Thank you very much Madame President. Let me congratulate you on taking up your position. It is good to have a fellow Commonwealth member in the chair.
May I thank High Representative Nakamitsu for her briefing and thank through you the OPCW Director-General for his 85th monthly report and the OPCW Technical Secretariat for its ongoing work implementing professionally and dispassionately the tasks assigned to it by the OPCW Executive Council and Conference of States Parties.
On 8 April 2020, the OPCW Investigation and Identification Team issued its first report. In that report, it found the Syrian Arab Air Force responsible for three chemical attacks in Ltamenah in 2017 in which it used chlorine and sarin. These findings brought the number of chemical weapons attacks for which the UN and OPCW has found the Syrian regime responsible to seven. It was yet further evidence that Syria had retained a chemical weapons stockpile beyond the agreed date of destruction, as well as the intent and ability to produce and use them.
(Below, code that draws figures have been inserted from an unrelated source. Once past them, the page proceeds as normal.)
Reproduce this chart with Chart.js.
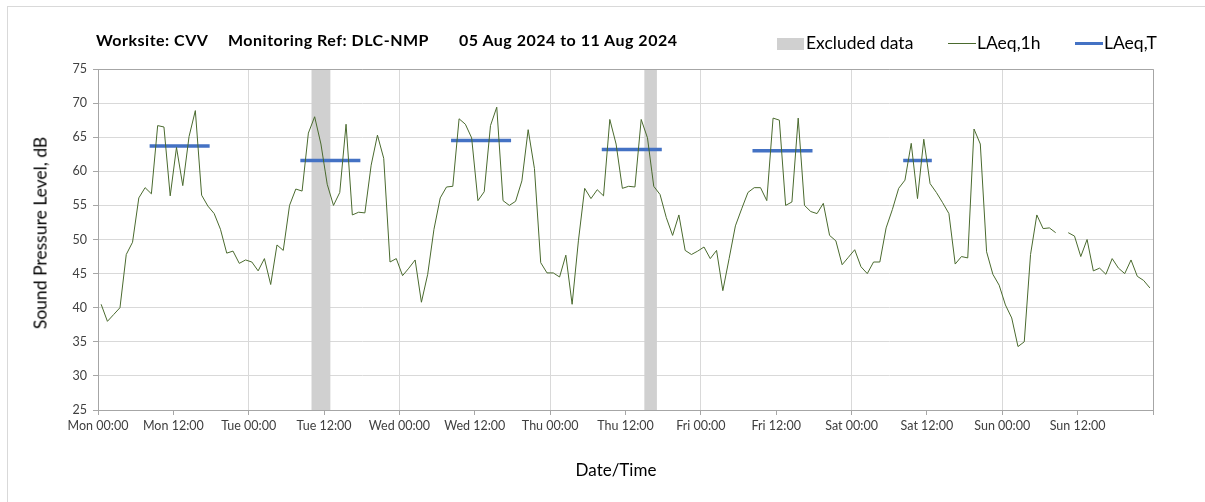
<!DOCTYPE html>
<html>
<head>
<meta charset="utf-8">
<script src="https://cdn.jsdelivr.net/npm/chart.js@4.4.1/dist/chart.umd.min.js"></script>
<style>
html, body { margin: 0; padding: 0; background: #fff; overflow: hidden; }
#wrap { position: relative; width: 1205px; height: 502px; font-family: Lato, "Open Sans", sans-serif; }
#frame { position: absolute; left: 7px; top: 6px; width: 1300px; height: 600px; border-left: 1px solid #d9d9d9; border-top: 1px solid #d9d9d9; }
#chart { position: absolute; left: 0; top: 0; }
.tt { position: absolute; top: 30px; font-size: 16px; font-weight: bold; letter-spacing: 0.5px; color: #000; white-space: pre; }
.lg { position: absolute; top: 32px; font-size: 17.5px; color: #000; white-space: pre; }
.sw { position: absolute; }
.ax { position: absolute; color: #000; white-space: pre; transform: translate(-50%, -50%); }
</style>
</head>
<body>
<div id="wrap">
  <div id="frame"></div>
  <canvas id="chart" width="1205" height="502"></canvas>
  <div class="tt" style="left:96px">Worksite: CVV</div>
  <div class="tt" style="left:228px">Monitoring Ref: DLC-NMP</div>
  <div class="tt" style="left:459px">05 Aug 2024 to 11 Aug 2024</div>
  <div class="sw" style="left:777px;top:38px;width:27px;height:12px;background:#d0d0d0"></div>
  <div class="lg" style="left:806px">Excluded data</div>
  <div class="sw" style="left:948px;top:43px;width:28px;height:1px;background:#4a6a2e"></div>
  <div class="lg" style="left:977px">LAeq,1h</div>
  <div class="sw" style="left:1075px;top:42px;width:28px;height:3px;background:#4472c4"></div>
  <div class="lg" style="left:1104px">LAeq,T</div>
  <div class="ax" style="left:40px;top:233px;font-size:17.5px;transform:translate(-50%,-50%) rotate(-90deg)">Sound Pressure Level, dB</div>
  <div class="ax" style="left:616px;top:469px;font-size:17px">Date/Time</div>
</div>
<script>
// hourly LAeq,1h values, Mon 00:00 .. Sun 23:00 (null = no data)
const laeq1h = [
  40.5, 38.0, 39.0, 40.0, 47.8, 49.6, 56.1, 57.6, 56.7, 66.7, 66.5, 56.4,
  63.5, 57.9, 65.1, 68.9, 56.5, 54.9, 53.8, 51.5, 48.0, 48.3, 46.5, 47.0,
  46.7, 45.4, 47.2, 43.4, 49.2, 48.4, 55.0, 57.4, 57.1, 65.6, 68.0, 64.0,
  58.1, 55.0, 56.9, 66.9, 53.6, 54.0, 53.9, 60.9, 65.3, 61.9, 46.7, 47.2,
  44.7, 45.8, 47.0, 40.8, 44.9, 51.5, 56.1, 57.7, 57.8, 67.7, 66.9, 64.9,
  55.7, 57.0, 66.7, 69.4, 55.7, 55.0, 55.6, 58.6, 66.1, 60.4, 46.6, 45.1,
  45.1, 44.5, 47.7, 40.5, 49.8, 57.5, 56.0, 57.3, 56.4, 67.6, 64.0, 57.5,
  57.8, 57.7, 67.6, 64.9, 57.8, 56.6, 53.2, 50.6, 53.6, 48.4, 47.8, 48.3,
  48.9, 47.2, 48.4, 42.5, 47.2, 52.0, 54.5, 56.9, 57.6, 57.6, 55.7, 67.8,
  67.5, 55.0, 55.5, 67.8, 55.0, 54.1, 53.8, 55.3, 50.6, 49.8, 46.3, 47.4,
  48.5, 46.0, 45.0, 46.7, 46.7, 51.7, 54.4, 57.5, 58.7, 64.1, 56.0, 64.7,
  58.2, 56.9, 55.4, 53.8, 46.4, 47.5, 47.3, 66.2, 64.0, 48.2, 44.9, 43.3,
  40.4, 38.5, 34.3, 35.0, 47.8, 53.6, 51.6, 51.7, 51.0, null, 51.0, 50.5,
  47.5, 50.0, 45.4, 45.8, 44.9, 47.2, 45.8, 45.0, 47.0, 44.6, 44.0, 42.9
];

// LAeq,T periods (hours from Mon 00:00) and levels
const ltStart = [8.5, 32.5, 56.5, 80.5, 104.5, 128.5];
const ltEnd   = [17.5, 41.5, 65.5, 89.5, 113.5, 132.5];
const ltValue = [63.7, 61.6, 64.5, 63.2, 63.0, 61.6];

// excluded periods (hours from Mon 00:00)
const exStart = [34, 87];
const exEnd   = [37, 89];

const days = ['Mon', 'Tue', 'Wed', 'Thu', 'Fri', 'Sat', 'Sun'];
const tickTimes = ['00:00', '12:00'];

const lineData = laeq1h.map(function(v, i) { return { x: i + 0.5, y: v }; });
const ltData = [];
ltStart.forEach(function(s, i) {
  ltData.push({ x: s, y: ltValue[i] });
  ltData.push({ x: ltEnd[i], y: ltValue[i] });
  ltData.push({ x: ltEnd[i] + 0.1, y: null });
});

const bandsPlugin = {
  id: 'bands',
  beforeDatasetsDraw: function(chart) {
    const ctx = chart.ctx, xs = chart.scales.x, a = chart.chartArea;
    ctx.save();
    ctx.fillStyle = '#d0d0d0';
    exStart.forEach(function(s, i) {
      const x1 = xs.getPixelForValue(s), x2 = xs.getPixelForValue(exEnd[i]);
      ctx.fillRect(x1, a.top, x2 - x1, a.bottom - a.top);
    });
    ctx.restore();
  },
  afterDraw: function(chart) {
    const ctx = chart.ctx, a = chart.chartArea;
    ctx.save();
    ctx.strokeStyle = '#a6a6a6';
    ctx.lineWidth = 1;
    ctx.beginPath();
    ctx.moveTo(Math.round(a.left) + 0.5, Math.round(a.top) + 0.5);
    ctx.lineTo(Math.round(a.right) + 0.5, Math.round(a.top) + 0.5);
    ctx.lineTo(Math.round(a.right) + 0.5, Math.round(a.bottom) + 0.5);
    ctx.stroke();
    ctx.restore();
  }
};

const tickFont = { family: 'Lato, "Open Sans", sans-serif', size: 12.5 };

new Chart(document.getElementById('chart'), {
  type: 'line',
  data: {
    datasets: [
      { label: 'LAeq,1h', data: lineData, borderColor: '#4a6a2e', borderWidth: 1, pointRadius: 0, spanGaps: false, tension: 0 },
      { label: 'LAeq,T', data: ltData, borderColor: '#4472c4', borderWidth: 3.5, borderCapStyle: 'square', pointRadius: 0, spanGaps: false }
    ]
  },
  options: {
    responsive: false,
    animation: false,
    events: [],
    layout: { padding: { left: 0, top: 69, right: 52, bottom: 0 } },
    plugins: { legend: { display: false }, tooltip: { enabled: false } },
    scales: {
      x: {
        type: 'linear',
        min: 0,
        max: 168,
        afterFit: function(s) { s.height = 92; },
        afterBuildTicks: function(s) {
          s.ticks = [];
          for (let h = 0; h <= 168; h += 12) s.ticks.push({ value: h });
        },
        ticks: {
          autoSkip: false,
          maxRotation: 0,
          padding: 3,
          color: '#404040',
          font: tickFont,
          callback: function(v) {
            if (v >= 168) return '';
            return days[Math.floor(v / 24)] + ' ' + tickTimes[(v % 24) / 12];
          }
        },
        grid: {
          color: function(c) { return c.tick && c.tick.value % 24 === 0 ? '#d9d9d9' : 'rgba(0,0,0,0)'; },
          tickColor: '#a6a6a6',
          tickLength: 5
        },
        border: { color: '#a6a6a6' }
      },
      y: {
        min: 25,
        max: 75,
        afterFit: function(s) { s.width = 98; },
        ticks: { stepSize: 5, padding: 6, color: '#404040', font: tickFont },
        grid: { color: '#d9d9d9', tickColor: '#a6a6a6', tickLength: 5 },
        border: { color: '#a6a6a6' }
      }
    }
  },
  plugins: [bandsPlugin]
});
</script>
</body>
</html>
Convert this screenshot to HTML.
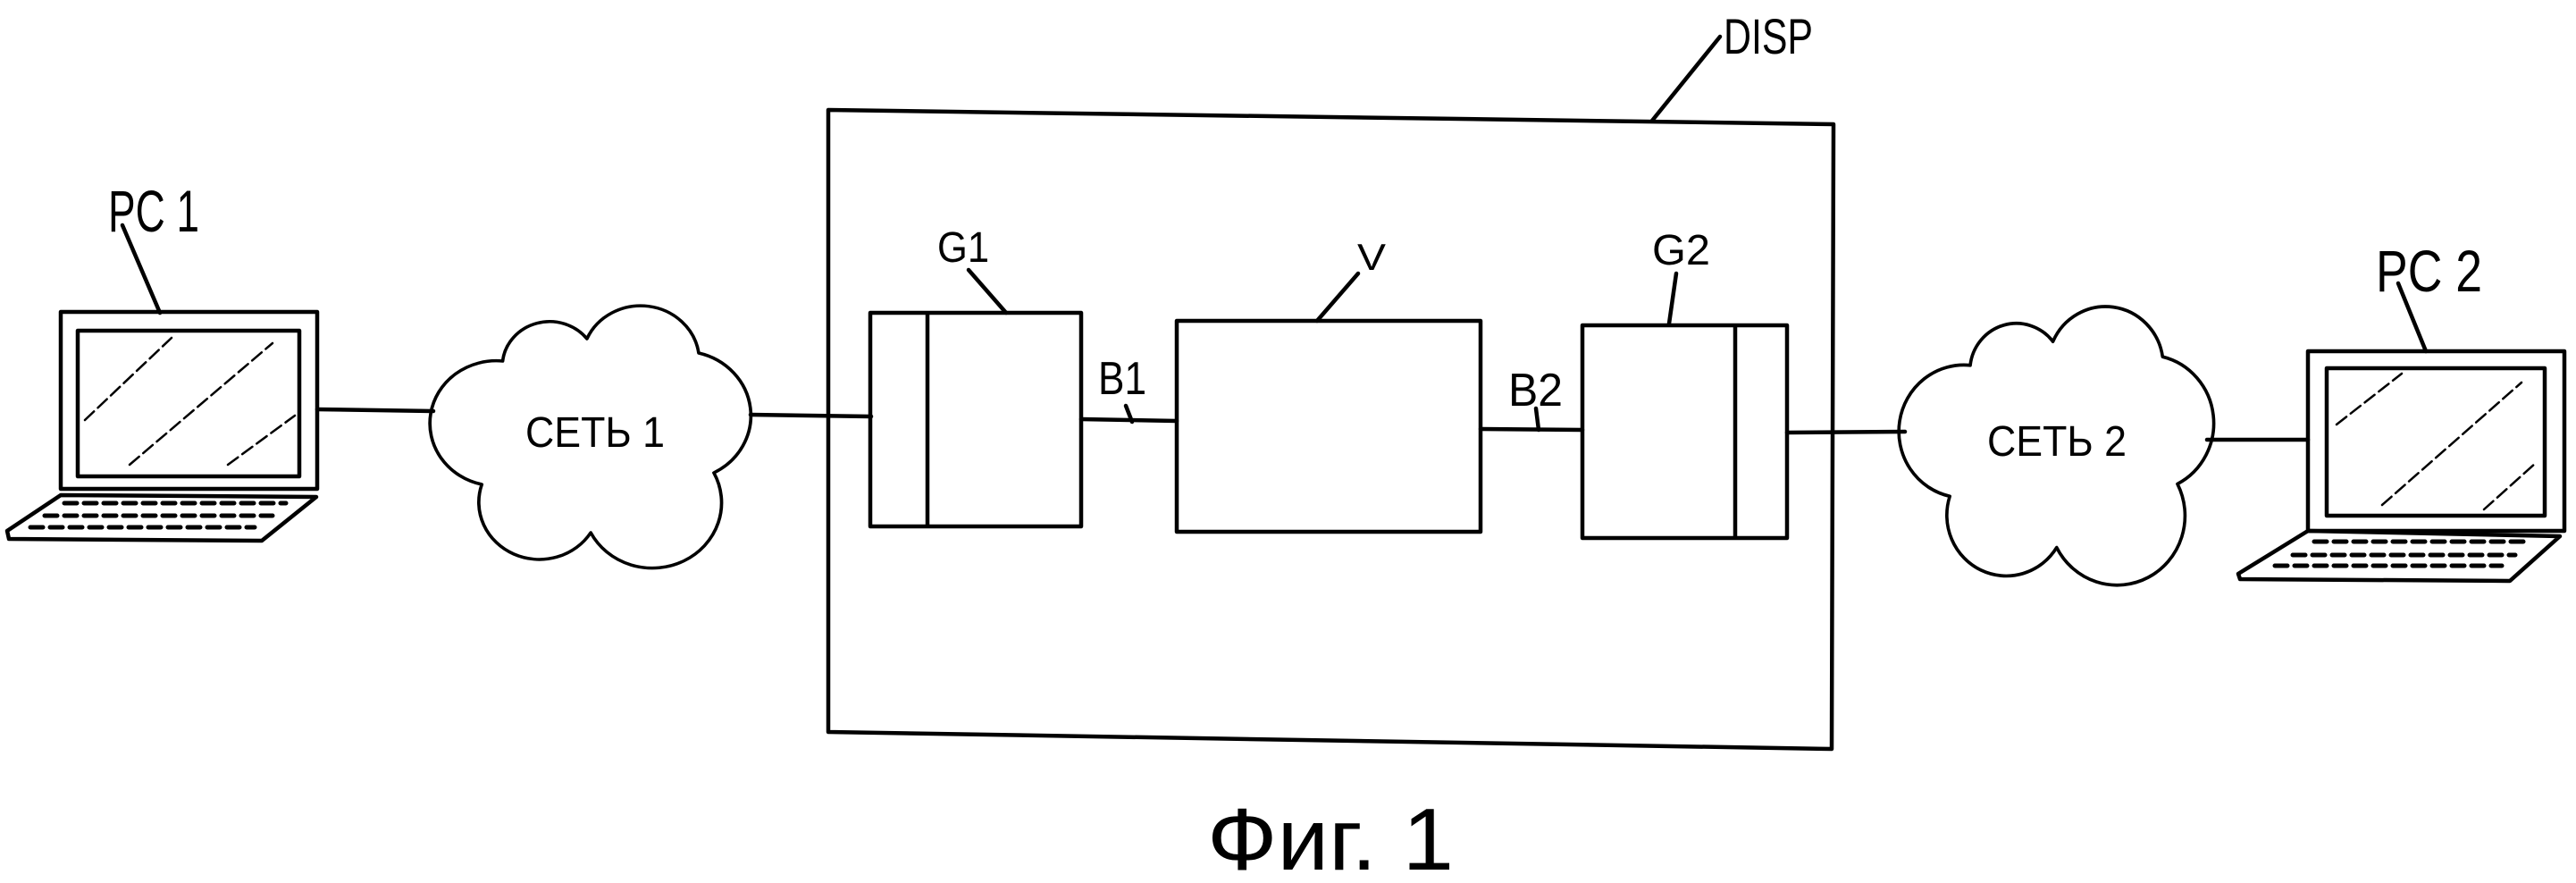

It was yet further evidence that Syria’s initial declaration was incomplete and a reminder of the real threat that this posed to Syrians and to the international non-proliferation regime.
In response, in a decision on 9 July 2020, the OPCW Executive Council requested that the Syrian authorities declare the facilities used for the Ltamenah attacks, declare the chemical weapons it currently possessed and to resolve the outstanding issues with its initial declaration. On top of the 6 years Syria has already had to do this, the Executive Council granted an additional 90 days.
It is with great regret that, as confirmed by the OPCW Director-General on 14 October, Syria failed to take the required steps. It is with further regret that that the Syrian regime did not even see fit to respond to the Director-General’s letter notifying it of the action Syria been requested to take.
We strongly condemn the failure of Syria to comply with yet another Executive Council Decision. As recommended in that decision, the OPCW Conference of States Parties should now take appropriate action to address Syria’s failure to comply with decisions of the Executive Council and the Chemical Weapons Convention.
That failure to comply with the 9 July decision represents yet another failure to comply with the fundamental terms of resolution 2118, the issue before the Council today. In that resolution, we decided that in the event of non-compliance, including the use of chemical weapons, we would impose measures under Chapter VII of the Charter. For the Security Council not to take action would be a dereliction of its duty and undermines its authority. It is incumbent on all of us to uphold the Security Council’s authority under the UN Charter. Syria’s continued non-compliance is a proven threat to international peace and security.
Turning to the Director-General’s monthly report, I want to welcome the ongoing tireless work of the OPCW Technical Secretariat, particularly in light of the limitations imposed by the COVID-19 pandemic.
Regarding the work of the DAT, we welcome that the Declaration Assessment Team (DAT) was able to travel to Syria at the end of September for further consultations and to resolve issues with samples collected in a previous deployment. Regarding the additional information and amendments to Syria’s declaration referenced in last month’s report, we understand that these are still undergoing assessment by the OPCW. We will wait for further reporting from the OPCW before welcoming any progress.
As the monthly report states, Syria’s declaration cannot be considered accurate and complete in accordance with the Chemical Weapons Convention, Executive Council decisions, and with resolution 2118. Further amendments to the Declaration are yet more evidence that the initial declaration was incomplete. I would like to stress once again, Syria needs to cooperate fully with the OPCW and make progress on all of outstanding issues.
I would like if I might to touch on some points raised by the Russian Ambassador. We in the UK are gravely concerned by the poisoning of Russian opposition politician Alexey Navalny with a nerve agent from the Novichok group. I’ll just remind colleagues on the Council that a similar chemical weapon, was used by in Salisbury, UK, resulting in death and severe injury. It is unacceptable that these weapons have been retained and even worse that they have been used. Under the Chemical Weapons Convention, any poisoning of an individual through the use of a nerve agent is considered a use of chemical weapons. And as the Council reaffirmed last November in a Presidential Statement, any use of chemical weapons anywhere, at any time, by anyone, under any circumstance is unacceptable and is a threat to international peace and security and those responsible must be held to account. Russia must urgently conduct a full and transparent investigation into the use of a banned chemical weapon on its territory. We must not allow this behaviour to become normalised. Russia must fully cooperate with relevant institutions, including the UNSC.
I am afraid, Madam President, that it is not difficult to understand Russia’s motives for constantly attacking and seeking to undermine the OPCW.